§ **Set task**
Emit the data below verbatim, stripping out any pictures.

■ ■ ■

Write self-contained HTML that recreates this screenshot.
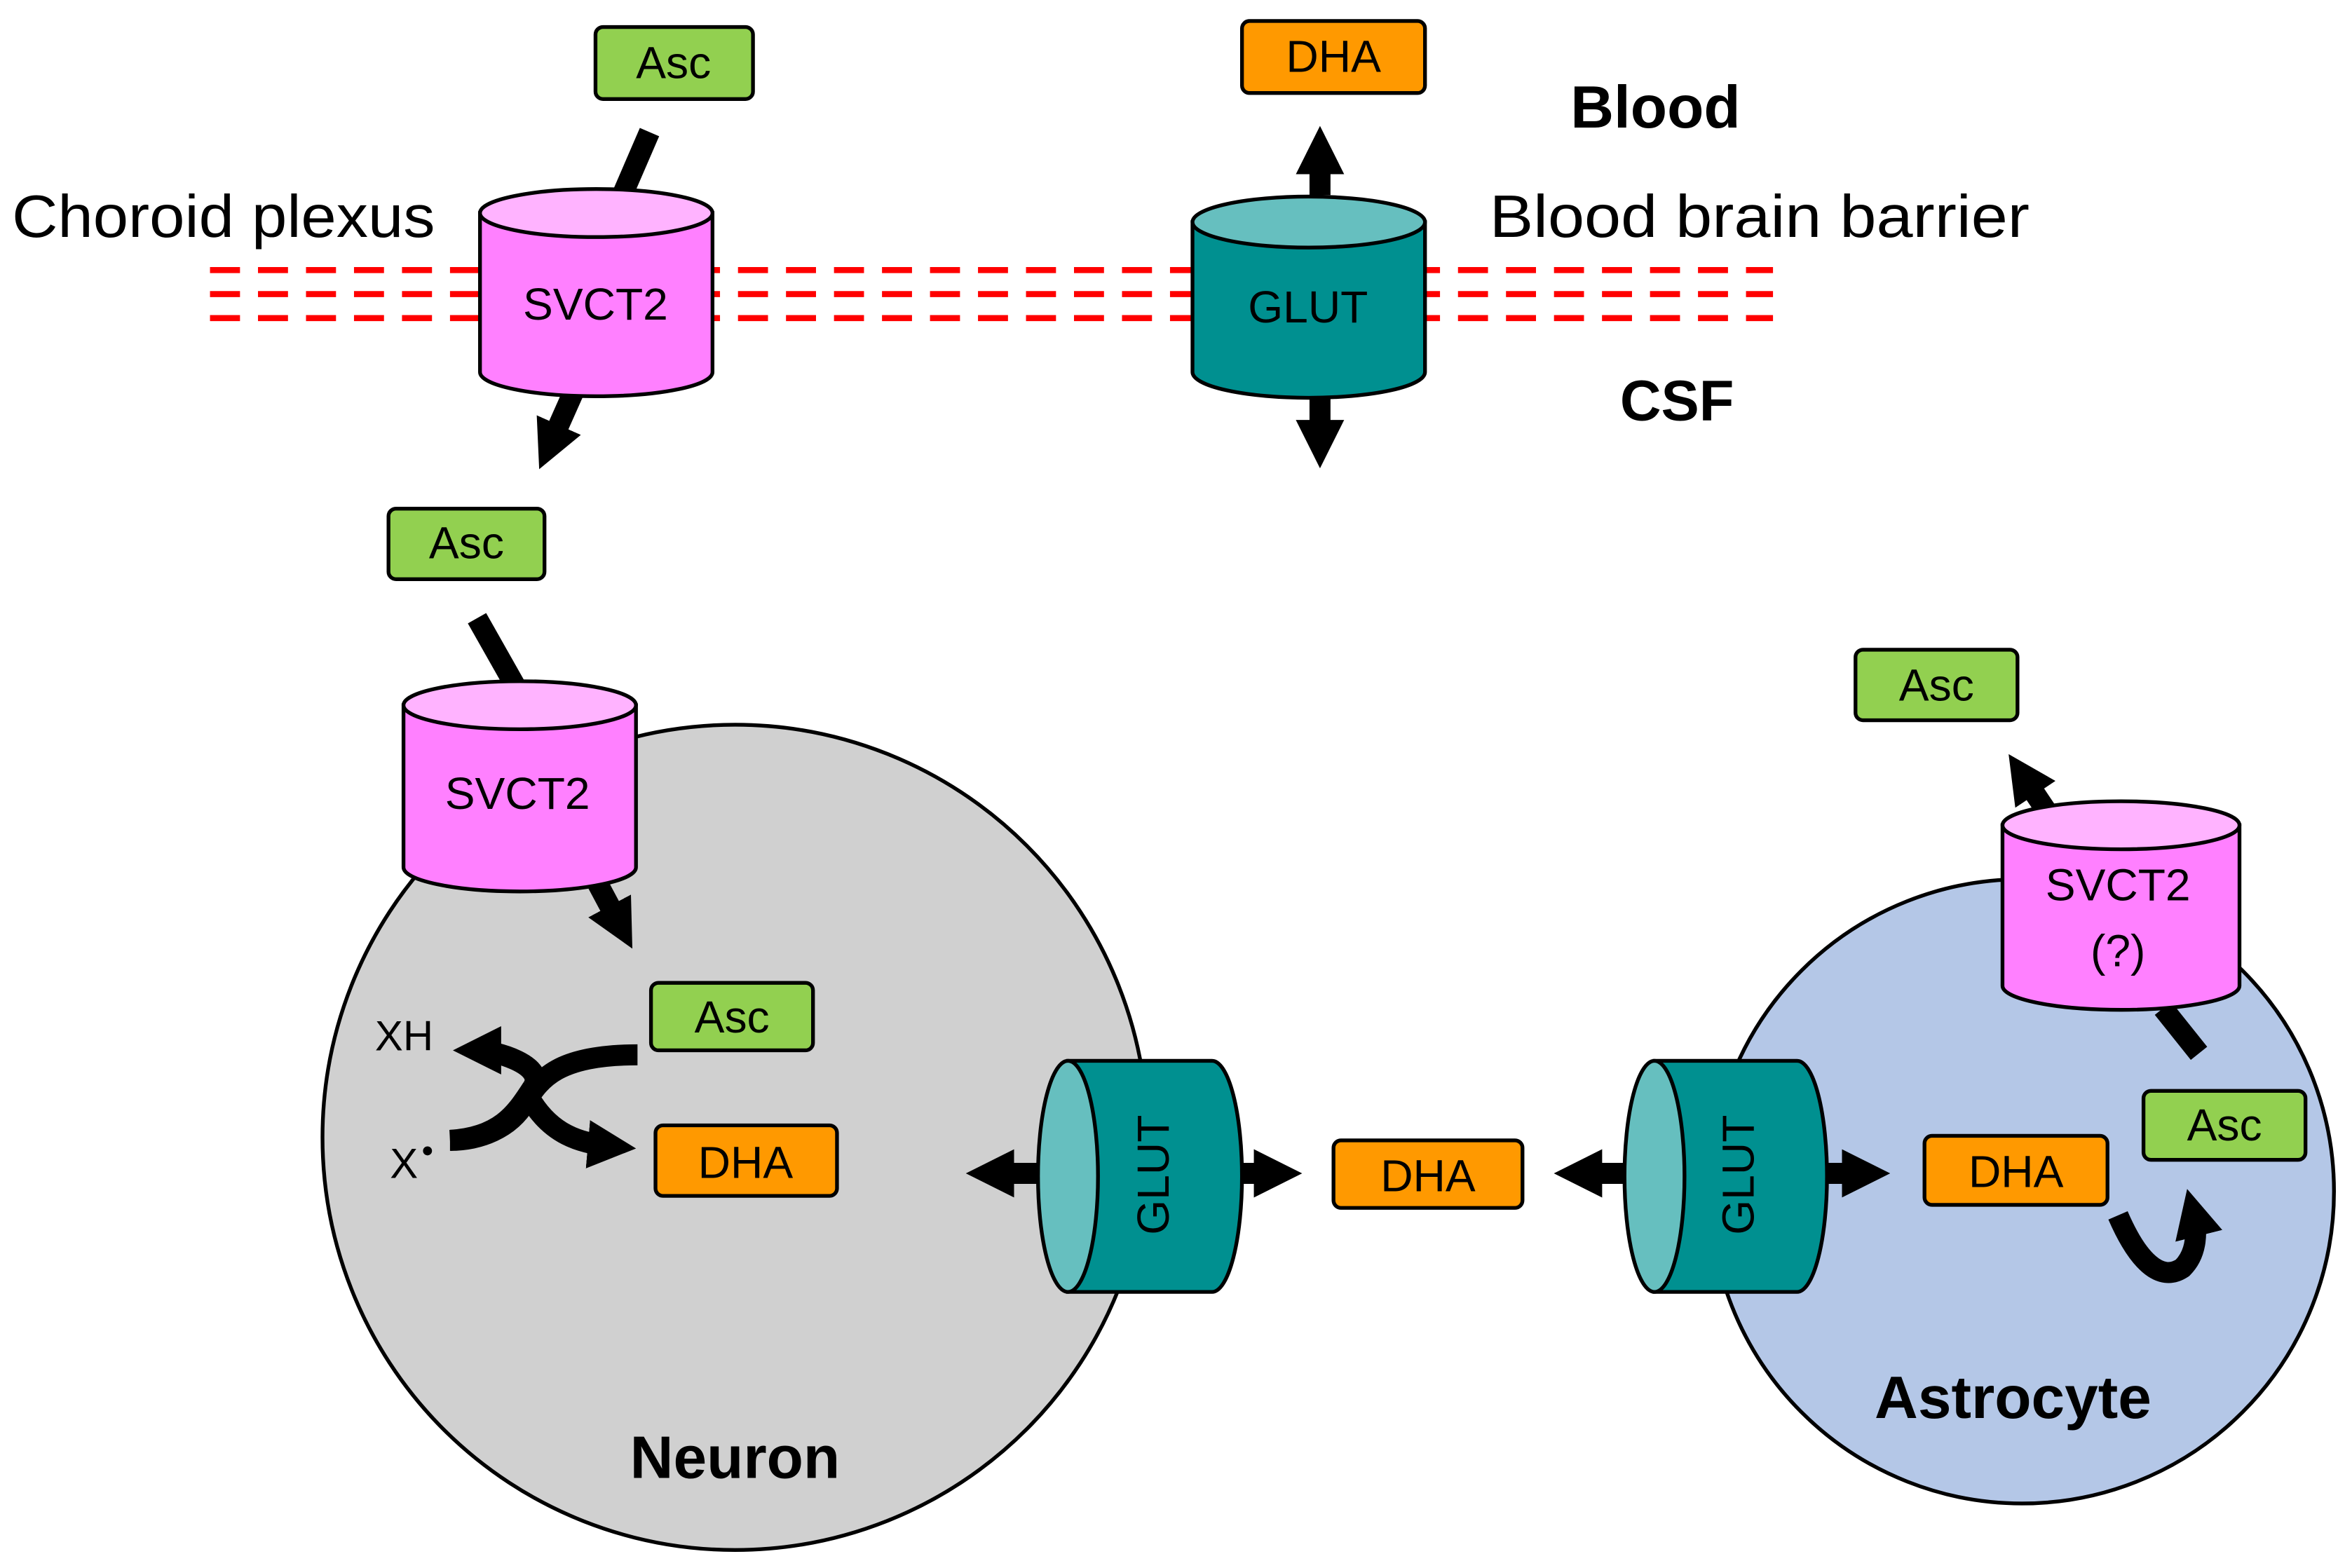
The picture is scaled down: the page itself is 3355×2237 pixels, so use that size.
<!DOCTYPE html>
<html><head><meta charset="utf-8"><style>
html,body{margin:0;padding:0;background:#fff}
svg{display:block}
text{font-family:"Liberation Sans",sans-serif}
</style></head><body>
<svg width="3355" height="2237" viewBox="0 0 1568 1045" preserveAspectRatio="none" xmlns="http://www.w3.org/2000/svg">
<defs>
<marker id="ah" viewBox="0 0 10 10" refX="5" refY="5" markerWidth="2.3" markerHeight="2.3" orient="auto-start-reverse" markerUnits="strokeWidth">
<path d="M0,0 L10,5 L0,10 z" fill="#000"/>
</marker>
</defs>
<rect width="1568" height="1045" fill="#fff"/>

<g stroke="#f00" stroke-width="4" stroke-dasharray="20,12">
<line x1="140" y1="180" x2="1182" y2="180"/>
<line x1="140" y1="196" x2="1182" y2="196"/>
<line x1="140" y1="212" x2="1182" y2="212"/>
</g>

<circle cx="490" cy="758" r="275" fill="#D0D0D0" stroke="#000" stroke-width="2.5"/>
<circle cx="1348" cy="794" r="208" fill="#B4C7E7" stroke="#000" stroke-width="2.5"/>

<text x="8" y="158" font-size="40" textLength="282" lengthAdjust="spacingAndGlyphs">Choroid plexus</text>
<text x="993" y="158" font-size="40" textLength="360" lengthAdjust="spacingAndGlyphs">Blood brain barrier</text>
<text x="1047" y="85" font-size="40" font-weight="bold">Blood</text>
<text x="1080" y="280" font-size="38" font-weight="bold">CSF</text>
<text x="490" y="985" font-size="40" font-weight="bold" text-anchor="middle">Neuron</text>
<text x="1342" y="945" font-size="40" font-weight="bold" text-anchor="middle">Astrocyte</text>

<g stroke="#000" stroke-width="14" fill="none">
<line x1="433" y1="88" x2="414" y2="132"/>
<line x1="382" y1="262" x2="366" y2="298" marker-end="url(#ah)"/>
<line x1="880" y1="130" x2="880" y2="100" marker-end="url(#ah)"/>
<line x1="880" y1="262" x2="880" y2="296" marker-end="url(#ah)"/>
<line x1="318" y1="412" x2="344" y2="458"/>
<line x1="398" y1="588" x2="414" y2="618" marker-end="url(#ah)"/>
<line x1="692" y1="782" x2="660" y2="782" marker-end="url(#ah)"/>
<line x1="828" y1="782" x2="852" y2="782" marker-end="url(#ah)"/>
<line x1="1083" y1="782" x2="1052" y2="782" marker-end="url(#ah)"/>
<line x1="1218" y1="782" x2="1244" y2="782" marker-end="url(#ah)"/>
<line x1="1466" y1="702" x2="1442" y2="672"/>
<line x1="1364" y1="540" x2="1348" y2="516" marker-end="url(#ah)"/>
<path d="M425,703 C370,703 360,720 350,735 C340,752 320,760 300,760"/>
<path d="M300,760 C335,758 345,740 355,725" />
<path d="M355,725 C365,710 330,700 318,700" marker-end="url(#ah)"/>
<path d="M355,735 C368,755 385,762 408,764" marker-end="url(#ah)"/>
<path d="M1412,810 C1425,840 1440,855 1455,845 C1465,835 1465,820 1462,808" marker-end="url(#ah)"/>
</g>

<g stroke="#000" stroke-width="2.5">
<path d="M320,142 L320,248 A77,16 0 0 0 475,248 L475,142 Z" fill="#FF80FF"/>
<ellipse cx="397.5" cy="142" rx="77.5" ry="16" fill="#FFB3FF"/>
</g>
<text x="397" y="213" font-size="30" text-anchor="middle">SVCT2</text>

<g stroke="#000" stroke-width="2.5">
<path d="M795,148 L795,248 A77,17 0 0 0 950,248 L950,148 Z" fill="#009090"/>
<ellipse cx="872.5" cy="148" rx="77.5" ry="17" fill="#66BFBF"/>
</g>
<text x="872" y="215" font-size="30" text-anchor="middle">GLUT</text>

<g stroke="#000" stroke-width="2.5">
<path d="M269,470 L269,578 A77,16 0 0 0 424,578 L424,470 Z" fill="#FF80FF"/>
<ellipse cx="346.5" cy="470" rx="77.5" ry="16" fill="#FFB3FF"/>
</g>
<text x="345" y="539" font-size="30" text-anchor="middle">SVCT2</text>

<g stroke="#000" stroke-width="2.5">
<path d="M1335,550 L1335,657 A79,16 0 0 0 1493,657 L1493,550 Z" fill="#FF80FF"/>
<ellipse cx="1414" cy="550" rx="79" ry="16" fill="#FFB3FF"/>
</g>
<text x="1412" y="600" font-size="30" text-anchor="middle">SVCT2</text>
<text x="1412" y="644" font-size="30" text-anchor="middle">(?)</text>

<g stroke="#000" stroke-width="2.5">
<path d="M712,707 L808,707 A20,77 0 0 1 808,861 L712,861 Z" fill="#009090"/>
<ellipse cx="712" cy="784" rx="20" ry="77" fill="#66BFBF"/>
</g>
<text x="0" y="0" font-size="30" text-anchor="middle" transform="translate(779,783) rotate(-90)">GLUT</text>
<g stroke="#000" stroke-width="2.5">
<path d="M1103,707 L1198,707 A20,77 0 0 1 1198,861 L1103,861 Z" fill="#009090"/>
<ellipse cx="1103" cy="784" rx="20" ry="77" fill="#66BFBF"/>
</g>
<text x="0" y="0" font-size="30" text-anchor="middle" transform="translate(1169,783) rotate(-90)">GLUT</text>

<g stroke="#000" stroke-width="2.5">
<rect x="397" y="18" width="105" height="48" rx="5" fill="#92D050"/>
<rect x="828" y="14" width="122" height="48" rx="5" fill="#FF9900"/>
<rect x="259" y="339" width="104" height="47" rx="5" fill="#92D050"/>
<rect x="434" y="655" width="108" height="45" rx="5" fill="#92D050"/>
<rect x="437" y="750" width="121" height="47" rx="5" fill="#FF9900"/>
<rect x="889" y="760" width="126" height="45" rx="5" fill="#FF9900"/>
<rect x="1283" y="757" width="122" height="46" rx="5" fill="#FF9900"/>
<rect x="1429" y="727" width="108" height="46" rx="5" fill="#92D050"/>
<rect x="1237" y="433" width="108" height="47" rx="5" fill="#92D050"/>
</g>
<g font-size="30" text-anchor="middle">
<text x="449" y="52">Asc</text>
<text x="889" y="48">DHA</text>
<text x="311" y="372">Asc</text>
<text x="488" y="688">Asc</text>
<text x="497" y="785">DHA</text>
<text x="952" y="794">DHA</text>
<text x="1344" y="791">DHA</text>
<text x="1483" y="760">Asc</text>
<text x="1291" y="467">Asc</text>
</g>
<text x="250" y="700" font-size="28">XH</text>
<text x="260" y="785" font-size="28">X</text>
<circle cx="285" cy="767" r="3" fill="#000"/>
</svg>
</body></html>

■ ■ ■

§ **The solution**
Write self-contained HTML that recreates this screenshot.
The picture is scaled down: the page itself is 3355×2237 pixels, so use that size.
<!DOCTYPE html>
<html><head><meta charset="utf-8"><style>
html,body{margin:0;padding:0;background:#fff}
svg{display:block}
text{font-family:"Liberation Sans",sans-serif}
</style></head><body>
<svg width="3355" height="2237" viewBox="0 0 1568 1045" preserveAspectRatio="none" xmlns="http://www.w3.org/2000/svg">
<defs>
<marker id="ah" viewBox="0 0 10 10" refX="5" refY="5" markerWidth="2.3" markerHeight="2.3" orient="auto-start-reverse" markerUnits="strokeWidth">
<path d="M0,0 L10,5 L0,10 z" fill="#000"/>
</marker>
</defs>
<rect width="1568" height="1045" fill="#fff"/>

<g stroke="#f00" stroke-width="4" stroke-dasharray="20,12">
<line x1="140" y1="180" x2="1182" y2="180"/>
<line x1="140" y1="196" x2="1182" y2="196"/>
<line x1="140" y1="212" x2="1182" y2="212"/>
</g>

<circle cx="490" cy="758" r="275" fill="#D0D0D0" stroke="#000" stroke-width="2.5"/>
<circle cx="1348" cy="794" r="208" fill="#B4C7E7" stroke="#000" stroke-width="2.5"/>

<text x="8" y="158" font-size="40" textLength="282" lengthAdjust="spacingAndGlyphs">Choroid plexus</text>
<text x="993" y="158" font-size="40" textLength="360" lengthAdjust="spacingAndGlyphs">Blood brain barrier</text>
<text x="1047" y="85" font-size="40" font-weight="bold">Blood</text>
<text x="1080" y="280" font-size="38" font-weight="bold">CSF</text>
<text x="490" y="985" font-size="40" font-weight="bold" text-anchor="middle">Neuron</text>
<text x="1342" y="945" font-size="40" font-weight="bold" text-anchor="middle">Astrocyte</text>

<g stroke="#000" stroke-width="14" fill="none">
<line x1="433" y1="88" x2="414" y2="132"/>
<line x1="382" y1="262" x2="366" y2="298" marker-end="url(#ah)"/>
<line x1="880" y1="130" x2="880" y2="100" marker-end="url(#ah)"/>
<line x1="880" y1="262" x2="880" y2="296" marker-end="url(#ah)"/>
<line x1="318" y1="412" x2="344" y2="458"/>
<line x1="398" y1="588" x2="414" y2="618" marker-end="url(#ah)"/>
<line x1="692" y1="782" x2="660" y2="782" marker-end="url(#ah)"/>
<line x1="828" y1="782" x2="852" y2="782" marker-end="url(#ah)"/>
<line x1="1083" y1="782" x2="1052" y2="782" marker-end="url(#ah)"/>
<line x1="1218" y1="782" x2="1244" y2="782" marker-end="url(#ah)"/>
<line x1="1466" y1="702" x2="1442" y2="672"/>
<line x1="1364" y1="540" x2="1348" y2="516" marker-end="url(#ah)"/>
<path d="M425,703 C370,703 360,720 350,735 C340,752 320,760 300,760"/>
<path d="M300,760 C335,758 345,740 355,725" />
<path d="M355,725 C365,710 330,700 318,700" marker-end="url(#ah)"/>
<path d="M355,735 C368,755 385,762 408,764" marker-end="url(#ah)"/>
<path d="M1412,810 C1425,840 1440,855 1455,845 C1465,835 1465,820 1462,808" marker-end="url(#ah)"/>
</g>

<g stroke="#000" stroke-width="2.5">
<path d="M320,142 L320,248 A77,16 0 0 0 475,248 L475,142 Z" fill="#FF80FF"/>
<ellipse cx="397.5" cy="142" rx="77.5" ry="16" fill="#FFB3FF"/>
</g>
<text x="397" y="213" font-size="30" text-anchor="middle">SVCT2</text>

<g stroke="#000" stroke-width="2.5">
<path d="M795,148 L795,248 A77,17 0 0 0 950,248 L950,148 Z" fill="#009090"/>
<ellipse cx="872.5" cy="148" rx="77.5" ry="17" fill="#66BFBF"/>
</g>
<text x="872" y="215" font-size="30" text-anchor="middle">GLUT</text>

<g stroke="#000" stroke-width="2.5">
<path d="M269,470 L269,578 A77,16 0 0 0 424,578 L424,470 Z" fill="#FF80FF"/>
<ellipse cx="346.5" cy="470" rx="77.5" ry="16" fill="#FFB3FF"/>
</g>
<text x="345" y="539" font-size="30" text-anchor="middle">SVCT2</text>

<g stroke="#000" stroke-width="2.5">
<path d="M1335,550 L1335,657 A79,16 0 0 0 1493,657 L1493,550 Z" fill="#FF80FF"/>
<ellipse cx="1414" cy="550" rx="79" ry="16" fill="#FFB3FF"/>
</g>
<text x="1412" y="600" font-size="30" text-anchor="middle">SVCT2</text>
<text x="1412" y="644" font-size="30" text-anchor="middle">(?)</text>

<g stroke="#000" stroke-width="2.5">
<path d="M712,707 L808,707 A20,77 0 0 1 808,861 L712,861 Z" fill="#009090"/>
<ellipse cx="712" cy="784" rx="20" ry="77" fill="#66BFBF"/>
</g>
<text x="0" y="0" font-size="30" text-anchor="middle" transform="translate(779,783) rotate(-90)">GLUT</text>
<g stroke="#000" stroke-width="2.5">
<path d="M1103,707 L1198,707 A20,77 0 0 1 1198,861 L1103,861 Z" fill="#009090"/>
<ellipse cx="1103" cy="784" rx="20" ry="77" fill="#66BFBF"/>
</g>
<text x="0" y="0" font-size="30" text-anchor="middle" transform="translate(1169,783) rotate(-90)">GLUT</text>

<g stroke="#000" stroke-width="2.5">
<rect x="397" y="18" width="105" height="48" rx="5" fill="#92D050"/>
<rect x="828" y="14" width="122" height="48" rx="5" fill="#FF9900"/>
<rect x="259" y="339" width="104" height="47" rx="5" fill="#92D050"/>
<rect x="434" y="655" width="108" height="45" rx="5" fill="#92D050"/>
<rect x="437" y="750" width="121" height="47" rx="5" fill="#FF9900"/>
<rect x="889" y="760" width="126" height="45" rx="5" fill="#FF9900"/>
<rect x="1283" y="757" width="122" height="46" rx="5" fill="#FF9900"/>
<rect x="1429" y="727" width="108" height="46" rx="5" fill="#92D050"/>
<rect x="1237" y="433" width="108" height="47" rx="5" fill="#92D050"/>
</g>
<g font-size="30" text-anchor="middle">
<text x="449" y="52">Asc</text>
<text x="889" y="48">DHA</text>
<text x="311" y="372">Asc</text>
<text x="488" y="688">Asc</text>
<text x="497" y="785">DHA</text>
<text x="952" y="794">DHA</text>
<text x="1344" y="791">DHA</text>
<text x="1483" y="760">Asc</text>
<text x="1291" y="467">Asc</text>
</g>
<text x="250" y="700" font-size="28">XH</text>
<text x="260" y="785" font-size="28">X</text>
<circle cx="285" cy="767" r="3" fill="#000"/>
</svg>
</body></html>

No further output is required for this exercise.